Authorities Find Neglected Woman's Leg Wound Covered in Maggots...but They Actually May Have Saved Her Life!

"...they were eating the rotting skin that was infected and helping to slow the infection."

It might seem counter-intuitive, but the hundreds of maggots found on an obese Seattle woman's open wound might have actually helped save her.

Seattle Post Intelligencer reported the 70-year-old, 400 pound woman being stuck to her bedsheets by the time authorities arrived, and medics said her wound, which was infected and gangrenous, was about a month old. Her daughter and primary caregiver, Sherrie Morton, has been charged with second-degree criminal mistreatment of a dependent person.

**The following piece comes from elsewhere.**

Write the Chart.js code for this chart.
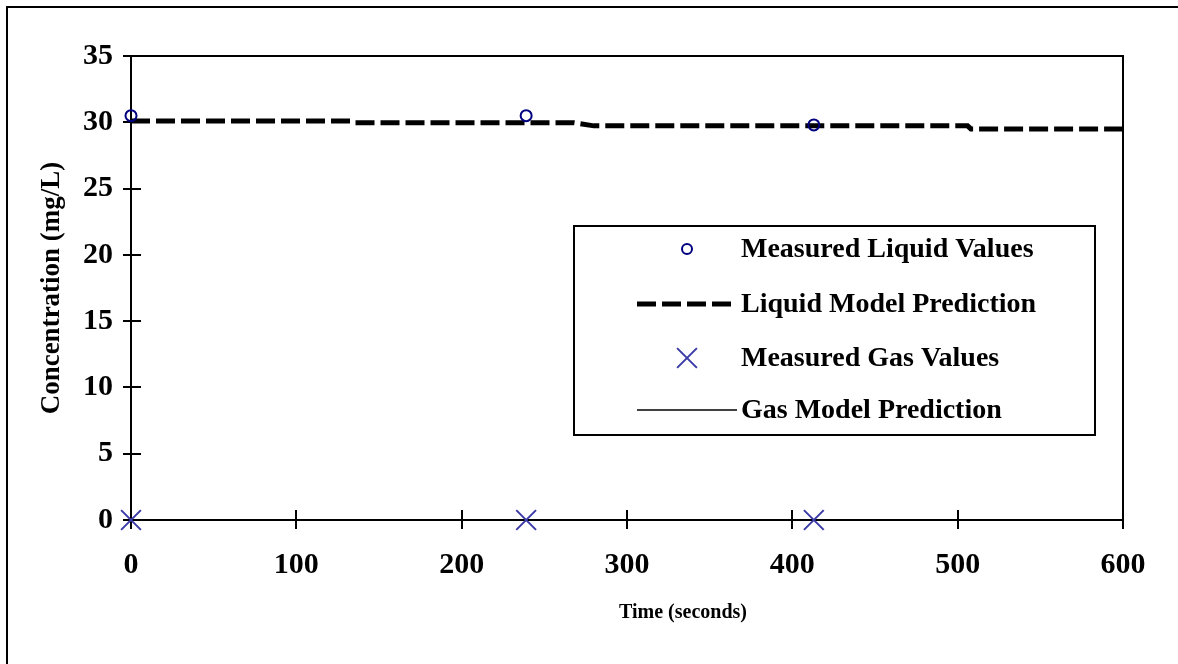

maggots (Image: Shutterstock.com)

A witness in court documents reported seeing the older woman four days before she was rescued, noting the flies in the room and the woman saying her legs were "burning." Seattle PI also reported the witness saying the day the woman was rescued that she “noticed ‘hundreds of maggots’ covering her exposed sores, describing it ‘like a horror movie,’” King County Sheriff's Det. Marylisa Priebe-Olson told the court. It was this witness who convinced Morton something was wrong and to call the authorities.

“The maggots may have helped keep [the woman] alive due to the fact that they were eating the rotting skin that was infected and helping to slow the infection,” Priebe-Olson said of a paramedic's statement, according to court papers.

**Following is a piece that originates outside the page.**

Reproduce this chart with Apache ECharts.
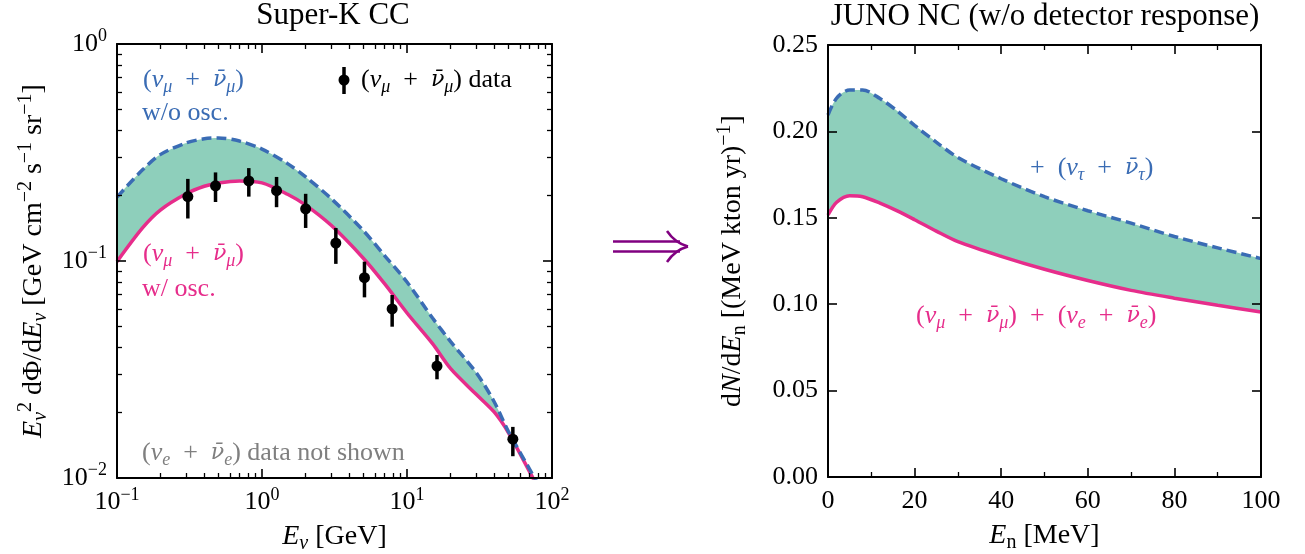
<!DOCTYPE html>
<html>
<head>
<meta charset="utf-8">
<title>Super-K CC / JUNO NC</title>
<script src="https://cdn.jsdelivr.net/npm/echarts@6/dist/echarts.min.js"></script>
<style>
  html, body { margin: 0; padding: 0; background: #fff; }
  #main { width: 1305px; height: 554px; }
</style>
</head>
<body>
<div id="main"></div>
<script>
// ---- Super-K CC (left panel) ----
var skEnergy = [0.1, 0.15, 0.2, 0.3, 0.4, 0.5, 0.7, 1, 1.5, 2, 3, 5, 7, 10, 15, 20, 30, 40, 50, 70, 80];
var skNoOsc = [0.197, 0.263, 0.310, 0.350, 0.366, 0.369, 0.357, 0.328, 0.281, 0.244, 0.194, 0.138, 0.106, 0.080, 0.0546, 0.0425, 0.0306, 0.0224, 0.0164, 0.0110, 0.0094];
var skOsc = [0.0993, 0.142, 0.172, 0.204, 0.221, 0.229, 0.234, 0.229, 0.203, 0.181, 0.146, 0.103, 0.0786, 0.0576, 0.0416, 0.0319, 0.0243, 0.0201, 0.0162, 0.0107, 0.0090];
var dataE = [0.308, 0.478, 0.811, 1.26, 2.0, 3.23, 5.09, 7.9, 16.1, 53.7];
var dataFlux = [0.198, 0.222, 0.234, 0.211, 0.174, 0.121, 0.0838, 0.0601, 0.0328, 0.0151];
var dataLo = [0.157, 0.187, 0.198, 0.177, 0.142, 0.097, 0.068, 0.0498, 0.0285, 0.0126];
var dataHi = [0.239, 0.256, 0.268, 0.244, 0.204, 0.142, 0.0993, 0.0697, 0.0369, 0.0172];

// ---- JUNO NC (right panel) ----
var junoE = [0, 2, 5, 8, 12, 16, 20, 25, 30, 40, 50, 60, 70, 80, 90, 100];
var junoWithTau = [0.2095, 0.2193, 0.2240, 0.2240, 0.2190, 0.2118, 0.2035, 0.1938, 0.1849, 0.1726, 0.1622, 0.1541, 0.1469, 0.1392, 0.1326, 0.1264];
var junoMuE = [0.1516, 0.1590, 0.1628, 0.1622, 0.1585, 0.1540, 0.1489, 0.1423, 0.1362, 0.1277, 0.1202, 0.1137, 0.1080, 0.1035, 0.0994, 0.0955];

// ---- ticks ----
var logMinorX = [0.2, 0.3, 0.4, 0.5, 0.6, 0.7, 0.8, 0.9, 2, 3, 4, 5, 6, 7, 8, 9, 20, 30, 40, 50, 60, 70, 80, 90];
var logMinorY = [0.02, 0.03, 0.04, 0.05, 0.06, 0.07, 0.08, 0.09, 0.2, 0.3, 0.4, 0.5, 0.6, 0.7, 0.8, 0.9];
var junoMinorX = [10, 30, 50, 70, 90];

var SERIF = '"Liberation Serif", "DejaVu Serif", serif';
var BLUE = '#3a6cb4';
var PINK = '#e62d8b';
var GREEN = '#8ecfbb';
var GRAY = '#7f7f7f';
var PURPLE = '#800080';

// rich styles: r roman, i italic, b italic nu-bar, s italic subscript, rs roman subscript, u superscript
function mathRich(color, fs) {
  var small = Math.round(fs * 0.7);
  var lh = Math.round(fs * 1.25);
  return {
    r: { fontFamily: SERIF, fontSize: fs, lineHeight: lh, color: color },
    i: { fontFamily: SERIF, fontSize: fs, fontStyle: 'italic', lineHeight: lh, color: color },
    b: { fontFamily: '"DejaVu Serif"', fontSize: Math.round(fs * 0.85), fontStyle: 'italic', lineHeight: lh, color: color },
    s: { fontFamily: SERIF, fontSize: small, fontStyle: 'italic', lineHeight: small, verticalAlign: 'bottom', color: color },
    rs: { fontFamily: SERIF, fontSize: small, lineHeight: small, verticalAlign: 'bottom', color: color },
    u: { fontFamily: SERIF, fontSize: small, lineHeight: small, verticalAlign: 'top', color: color }
  };
}

var NUBAR = 'ν\u0304';
var SP = '\u2002';
function pair(flav) {
  return '{r|(}{i|ν}{s|' + flav + '}{r|' + SP + '+' + SP + '}{b|' + NUBAR + '}{s|' + flav + '}{r|)}';
}

function zip(xs, ys) {
  return xs.map(function (x, i) { return [x, ys[i]]; });
}

function powLabel(v) {
  var e = Math.round(Math.log(v) / Math.LN10);
  return '{r|10}{u|' + (e < 0 ? '−' + (-e) : e) + '}';
}

// one frame axis: major (with/without labels) or minor ticks only
function frameAxis(o) {
  var ax = {
    type: o.type,
    gridIndex: o.grid,
    position: o.position,
    min: o.min,
    max: o.max,
    z: 10,
    axisLine: { show: !o.minor, onZero: false, lineStyle: { color: '#000', width: 2 } },
    axisTick: { show: true, inside: true, length: o.minor ? 5 : 9, lineStyle: { color: '#000', width: o.minor ? 1.3 : 1.6 } },
    minorTick: { show: false },
    splitLine: { show: false },
    minorSplitLine: { show: false },
    axisLabel: { show: false },
    silent: true
  };
  if (o.type === 'log') ax.logBase = 10;
  if (o.interval) ax.interval = o.interval;
  if (o.minor) ax.axisTick.customValues = o.minor;
  if (o.labels) {
    ax.axisLabel = {
      show: true, margin: o.margin || 8, color: '#000', fontFamily: SERIF, fontSize: 26,
      showMinLabel: true, showMaxLabel: true,
      formatter: o.labels, rich: mathRich('#000', 26)
    };
  }
  if (o.name) {
    ax.name = o.name;
    ax.nameLocation = 'middle';
    ax.nameGap = o.nameGap;
    ax.nameRotate = o.nameRotate;
    ax.nameTextStyle = { fontFamily: SERIF, fontSize: 28, color: '#000', rich: mathRich('#000', 28) };
  }
  return ax;
}

var xAxes = [
  frameAxis({ type: 'log', grid: 0, position: 'bottom', min: 0.1, max: 100, labels: powLabel, margin: 8,
    name: '{i|E}{s|ν}{r| [GeV]}', nameGap: 41 }),
  frameAxis({ type: 'log', grid: 0, position: 'bottom', min: 0.1, max: 100, minor: logMinorX }),
  frameAxis({ type: 'log', grid: 0, position: 'top', min: 0.1, max: 100 }),
  frameAxis({ type: 'log', grid: 0, position: 'top', min: 0.1, max: 100, minor: logMinorX }),
  frameAxis({ type: 'value', grid: 1, position: 'bottom', min: 0, max: 100, interval: 20,
    labels: function (v) { return '{r|' + v + '}'; }, margin: 8,
    name: '{i|E}{rs|n}{r| [MeV]}', nameGap: 41 }),
  frameAxis({ type: 'value', grid: 1, position: 'bottom', min: 0, max: 100, minor: junoMinorX }),
  frameAxis({ type: 'value', grid: 1, position: 'top', min: 0, max: 100, interval: 20 }),
  frameAxis({ type: 'value', grid: 1, position: 'top', min: 0, max: 100, minor: junoMinorX })
];

var yAxes = [
  frameAxis({ type: 'log', grid: 0, position: 'left', min: 0.01, max: 1, labels: powLabel, margin: 10,
    name: '{i|E}{s|ν}{u|2}{r| dΦ/d}{i|E}{s|ν}{r| [GeV cm}{u|−2}{r| s}{u|−1}{r| sr}{u|−1}{r|]}',
    nameGap: 66, nameRotate: 90 }),
  frameAxis({ type: 'log', grid: 0, position: 'left', min: 0.01, max: 1, minor: logMinorY }),
  frameAxis({ type: 'log', grid: 0, position: 'right', min: 0.01, max: 1 }),
  frameAxis({ type: 'log', grid: 0, position: 'right', min: 0.01, max: 1, minor: logMinorY }),
  frameAxis({ type: 'value', grid: 1, position: 'left', min: 0, max: 0.25, interval: 0.05,
    labels: function (v) { return '{r|' + v.toFixed(2) + '}'; }, margin: 10,
    name: '{r|d}{i|N}{r|/d}{i|E}{rs|n}{r| [(MeV kton yr)}{u|−1}{r|]}',
    nameGap: 78, nameRotate: 90 }),
  frameAxis({ type: 'value', grid: 1, position: 'right', min: 0, max: 0.25, interval: 0.05 })
];

var errorBars = dataE.map(function (e, i) { return [e, dataLo[i], dataHi[i]]; });

// band: green area under the upper curve, then white area under the lower curve
function bandSeries(xi, yi, xs, upper, lower) {
  return [
    { type: 'line', xAxisIndex: xi, yAxisIndex: yi, smooth: 0.3, showSymbol: false, z: 1, silent: true,
      data: zip(xs, upper), lineStyle: { width: 0, opacity: 0 },
      areaStyle: { color: GREEN, opacity: 1, origin: 'start' } },
    { type: 'line', xAxisIndex: xi, yAxisIndex: yi, smooth: 0.3, showSymbol: false, z: 2, silent: true,
      data: zip(xs, lower), lineStyle: { width: 0, opacity: 0 },
      areaStyle: { color: '#fff', opacity: 1, origin: 'start' } }
  ];
}

function curve(xi, yi, xs, ys, color, dashed) {
  return { type: 'line', xAxisIndex: xi, yAxisIndex: yi, smooth: 0.3, showSymbol: false, z: 3, silent: true,
    data: zip(xs, ys), lineStyle: { color: color, width: 3.5, type: dashed ? [10, 5] : 'solid' } };
}

var series = [].concat(
  bandSeries(0, 0, skEnergy, skNoOsc, skOsc),
  [
    curve(0, 0, skEnergy, skOsc, PINK, false),
    curve(0, 0, skEnergy, skNoOsc, BLUE, true),
    { type: 'custom', xAxisIndex: 0, yAxisIndex: 0, z: 4, data: errorBars,
      encode: { x: 0, y: [1, 2] },
      renderItem: function (params, api) {
        var lo = api.coord([api.value(0), api.value(1)]);
        var hi = api.coord([api.value(0), api.value(2)]);
        return { type: 'line', shape: { x1: lo[0], y1: lo[1], x2: hi[0], y2: hi[1] },
          style: { stroke: '#000', lineWidth: 3.5 } };
      } },
    { type: 'scatter', xAxisIndex: 0, yAxisIndex: 0, z: 5, symbol: 'circle', symbolSize: 11,
      data: zip(dataE, dataFlux), itemStyle: { color: '#000', opacity: 1 } }
  ],
  bandSeries(4, 4, junoE, junoWithTau, junoMuE),
  [
    curve(4, 4, junoE, junoMuE, PINK, false),
    curve(4, 4, junoE, junoWithTau, BLUE, true)
  ]
);

function label(x, y, text, color, align, fs) {
  fs = fs || 26;
  return {
    type: 'text', x: x, y: y, z: 100, silent: true,
    style: { text: text, rich: mathRich(color, fs), fontFamily: SERIF, fontSize: fs, fill: color,
      align: align || 'left', verticalAlign: 'middle' }
  };
}

var graphics = [
  label(333, 16, '{r|Super-K CC}', '#000', 'center', 31),
  label(1045, 17, '{r|JUNO NC (w/o detector response)}', '#000', 'center', 31),
  label(143, 80, pair('μ'), BLUE),
  label(142, 113, '{r|w/o osc.}', BLUE),
  label(143, 254, pair('μ'), PINK),
  label(142, 289, '{r|w/ osc.}', PINK),
  label(142, 453, pair('e') + '{r| data not shown}', GRAY),
  label(361, 80, pair('μ') + '{r| data}', '#000'),
  label(1030, 168, '{r|+' + SP + '}' + pair('τ'), BLUE),
  label(916, 316, pair('μ') + '{r|' + SP + '+' + SP + '}' + pair('e'), PINK),
  // legend marker: point with error bar
  { type: 'line', z: 100, silent: true, shape: { x1: 344, y1: 67, x2: 344, y2: 94 }, style: { stroke: '#000', lineWidth: 3.5 } },
  { type: 'circle', z: 100, silent: true, shape: { cx: 344, cy: 80, r: 5.5 }, style: { fill: '#000' } },
  // implication arrow between the panels
  { type: 'line', z: 100, silent: true, shape: { x1: 613, y1: 241.5, x2: 680, y2: 241.5 }, style: { stroke: PURPLE, lineWidth: 2.5 } },
  { type: 'line', z: 100, silent: true, shape: { x1: 613, y1: 251.5, x2: 680, y2: 251.5 }, style: { stroke: PURPLE, lineWidth: 2.5 } },
  { type: 'bezierCurve', z: 100, silent: true, shape: { x1: 667, y1: 231, cpx1: 675, cpy1: 243, x2: 688, y2: 246.5 }, style: { stroke: PURPLE, lineWidth: 2.5, fill: null } },
  { type: 'bezierCurve', z: 100, silent: true, shape: { x1: 667, y1: 262, cpx1: 675, cpy1: 250, x2: 688, y2: 246.5 }, style: { stroke: PURPLE, lineWidth: 2.5, fill: null } }
];

var chart = echarts.init(document.getElementById('main'), null, { renderer: 'canvas' });
chart.setOption({
  animation: false,
  backgroundColor: '#fff',
  textStyle: { fontFamily: SERIF },
  grid: [
    { left: 117, top: 44, width: 435, height: 434, containLabel: false, outerBoundsMode: 'none' },
    { left: 828, top: 45, width: 433, height: 432, containLabel: false, outerBoundsMode: 'none' }
  ],
  xAxis: xAxes,
  yAxis: yAxes,
  series: series,
  graphic: graphics
});
</script>
</body>
</html>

Maggot therapy (or maggot debridement therapy) is actually a legitimate medical treatment when conducted purposefully in a medical setting. According to a review of the therapy published by the National Institutes of Health, this is an old, primitive method for clearing out wounds of tissue that could impede healthy growth and healing.

"The literature reviewed suggests that further comprehensive research into the mechanisms involved in larval therapy is required to ensure that it may be used to best medical advantage," the paper's abstract states.

Still, even in these conditions Seattle PI reported the woman saying she didn't find anything wrong with the care she had been given in her home. Morton, 46, also expressed to authorities that she felt she had been caring for her mother adequately.

The older woman was taken from the home by paramedics to a local hospital for treatment.